- _What is needed_
Transcribe the material in full. Nothing should differ except that the pictures are left out.

- _Information shown_
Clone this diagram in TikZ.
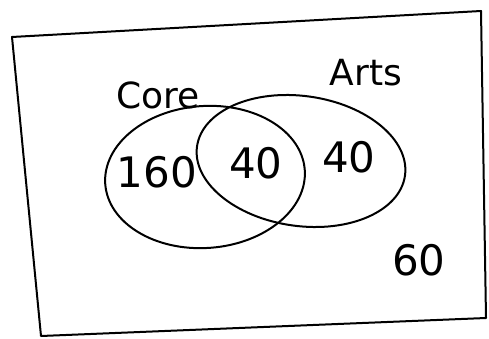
\documentclass[tikz,border=0pt]{standalone}
\usepackage{fontspec}
\setmainfont{DejaVu Sans}
\begin{document}
\begin{tikzpicture}[x=1pt,y=-1pt,
  pen/.style={line width=2pt,black,line cap=round,line join=round},
  lbl/.style={font=\fontsize{36}{36}\selectfont, inner sep=0pt},
  num/.style={font=\fontsize{42}{42}\selectfont, inner sep=0pt}]
\useasboundingbox (0,0) rectangle (489,339);
% frame
\coordinate (tl) at (12,37);
\coordinate (tr) at (481,11);
\coordinate (br) at (486,318);
\coordinate (bl) at (41,336);
\draw[pen] (tl) -- (tr) -- (br) -- (bl) -- cycle;
% sets
\draw[pen] (205,177) ellipse [x radius=100, y radius=71, rotate=4];
\draw[pen] (301,161) ellipse [x radius=105, y radius=65, rotate=-8];
% labels
\node[lbl] (core) at (158,95) {Core};
\node[lbl] (arts) at (366,73) {Arts};
\node[num] (n1) at (157,172) {160};
\node[num] (n2) at (256,163) {40};
\node[num] (n3) at (349,157) {40};
\node[num] (n4) at (419,260) {60};
\end{tikzpicture}
\end{document}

- _Finished exercise_
Clone this diagram in TikZ.
\documentclass[tikz,border=0pt]{standalone}
\usepackage{fontspec}
\setmainfont{DejaVu Sans}
\begin{document}
\begin{tikzpicture}[x=1pt,y=-1pt,
  pen/.style={line width=2pt,black,line cap=round,line join=round},
  lbl/.style={font=\fontsize{36}{36}\selectfont, inner sep=0pt},
  num/.style={font=\fontsize{42}{42}\selectfont, inner sep=0pt}]
\useasboundingbox (0,0) rectangle (489,339);
% frame
\coordinate (tl) at (12,37);
\coordinate (tr) at (481,11);
\coordinate (br) at (486,318);
\coordinate (bl) at (41,336);
\draw[pen] (tl) -- (tr) -- (br) -- (bl) -- cycle;
% sets
\draw[pen] (205,177) ellipse [x radius=100, y radius=71, rotate=4];
\draw[pen] (301,161) ellipse [x radius=105, y radius=65, rotate=-8];
% labels
\node[lbl] (core) at (158,95) {Core};
\node[lbl] (arts) at (366,73) {Arts};
\node[num] (n1) at (157,172) {160};
\node[num] (n2) at (256,163) {40};
\node[num] (n3) at (349,157) {40};
\node[num] (n4) at (419,260) {60};
\end{tikzpicture}
\end{document}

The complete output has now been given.